Goff was the No. 1 overall pick in 2016. He’s going to get about three years to prove himself which – in the impatient NFL – is about the life expectancy for a sub-.500 coach. If you’re McDaniels, do you feel comfortable that you can make something of him? If you can’t, how much chaos will you cause if you try to push Goff aside and bring in someone else because that’s a rebuke of the still-in-place personnel people.

And that’s what happened, apparently, in Buffalo. Rex Ryan and GM Doug Whaley got sideways early but as the season wore on, the quarterback position became a reported flashpoint. The front office soured on Tyrod Taylor and wanted to see rookie Cardale Jones get at least a little activity. Rex wasn’t having it. Taylor will be out after the season but the new head coach coming in – whether that be interim head coach Anthony Lynn being elevated or someone from outside – has to determine whether he wants to be saddled with the development of Cardale Jones in addition to getting the rest of the team developed.

Meanwhile, Whaley’s been a phantom when it comes to facing the music as to what’s gone wrong in Buffalo which is an awful look for any prospective head coach. It’s a tacit announcement that the team is operating behind a veil and the guy who’ll take the arrows from the media is the one who’s coaching the team not the one assembling it.

The best gig out there is probably Jacksonville. The owner, Shad Khan, and GM, Dave Caldwell, are saying all the right things about the new head coach having latitude. Anyone watching football has seen enough Blake Bortles to understand he’s an inaccurate, boom-or-bust quarterback with the fundamentals of an Iron Mike pitching machine. That means the new guy can use Bortles as a stop-gap until a successor is unearthed (and this is a baaaadddd draft for quarterbacks).

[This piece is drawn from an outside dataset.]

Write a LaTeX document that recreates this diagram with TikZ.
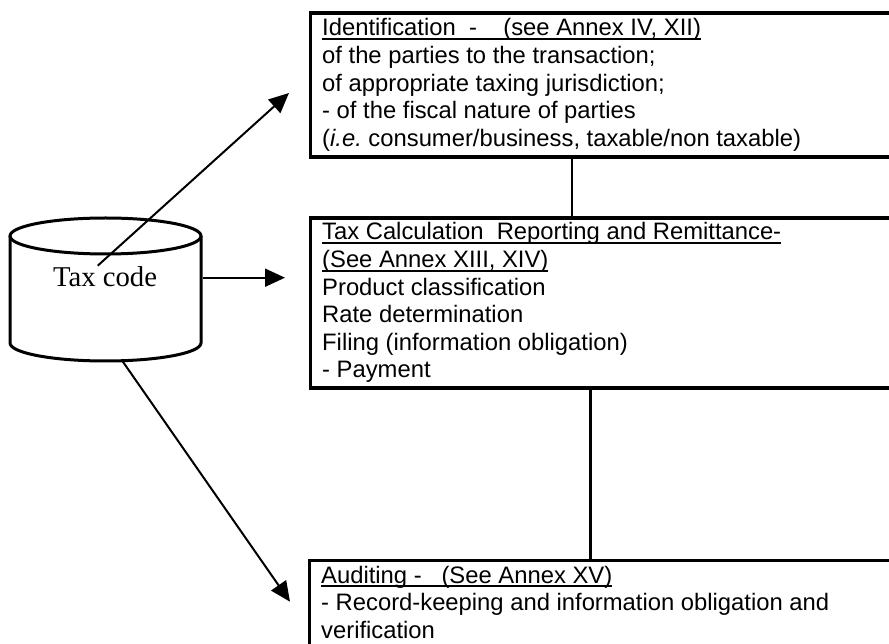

The downside to the Jags is it’s got a losing culture and the new head coach is going to have to go hard-ass early and understand that Khan is an owner that wants to grow revenue streams in Europe and by being innovative. So there will be marketing hoops to jump through, hands to shake and sponsors to pose with that may not exist in every market.

McDaniels is probably the hottest head coaching prospect on the market. It’s been six years since he was fired in Denver and he is more than ready to combine what he learned then, what he’s learned back with the Patriots and the life experience that comes from being on the planet to take another job. 
Expect him to be very discerning for two big reasons.

First, working for the Patriots and with Tom Brady and Bill Belichick means he’s already got one of the top jobs in football. He may not draw a head coach’s salary, but he’s in a better spot than a lot of current head coaches. Second, guys don’t get a lot of third chances. Denver didn’t go well. If McDaniels encounters the same kind of friction with key players and the media that he did in Denver and fails to win as well, his marketability will suffer. Why jump for the sake of jumping? McDaniels will be just as attractive a candidate in December 2017 after another 12-to-14-win season for the Patriots as he is now.  

Gase – a longtime friend of McDaniels - indicated that Gase’s approach in going to Miami will probably be just like McDaniels’ approach will be this offseason.

“Something that I learned being with Josh in those years in Denver (Gase was hired as wide receivers coach by McDaniels) where our discussions all the time were just kind of positive, as far as if you ever get a situation where I had this opportunity, it was about, ‘How do you fit in that organization and how do you work with other people in that organization?'"

Keep that in mind over the next month or so as McDaniels’ name is linked to every opening. How charred is the landscape he’ll be walking into and will anything grow once that land is tilled?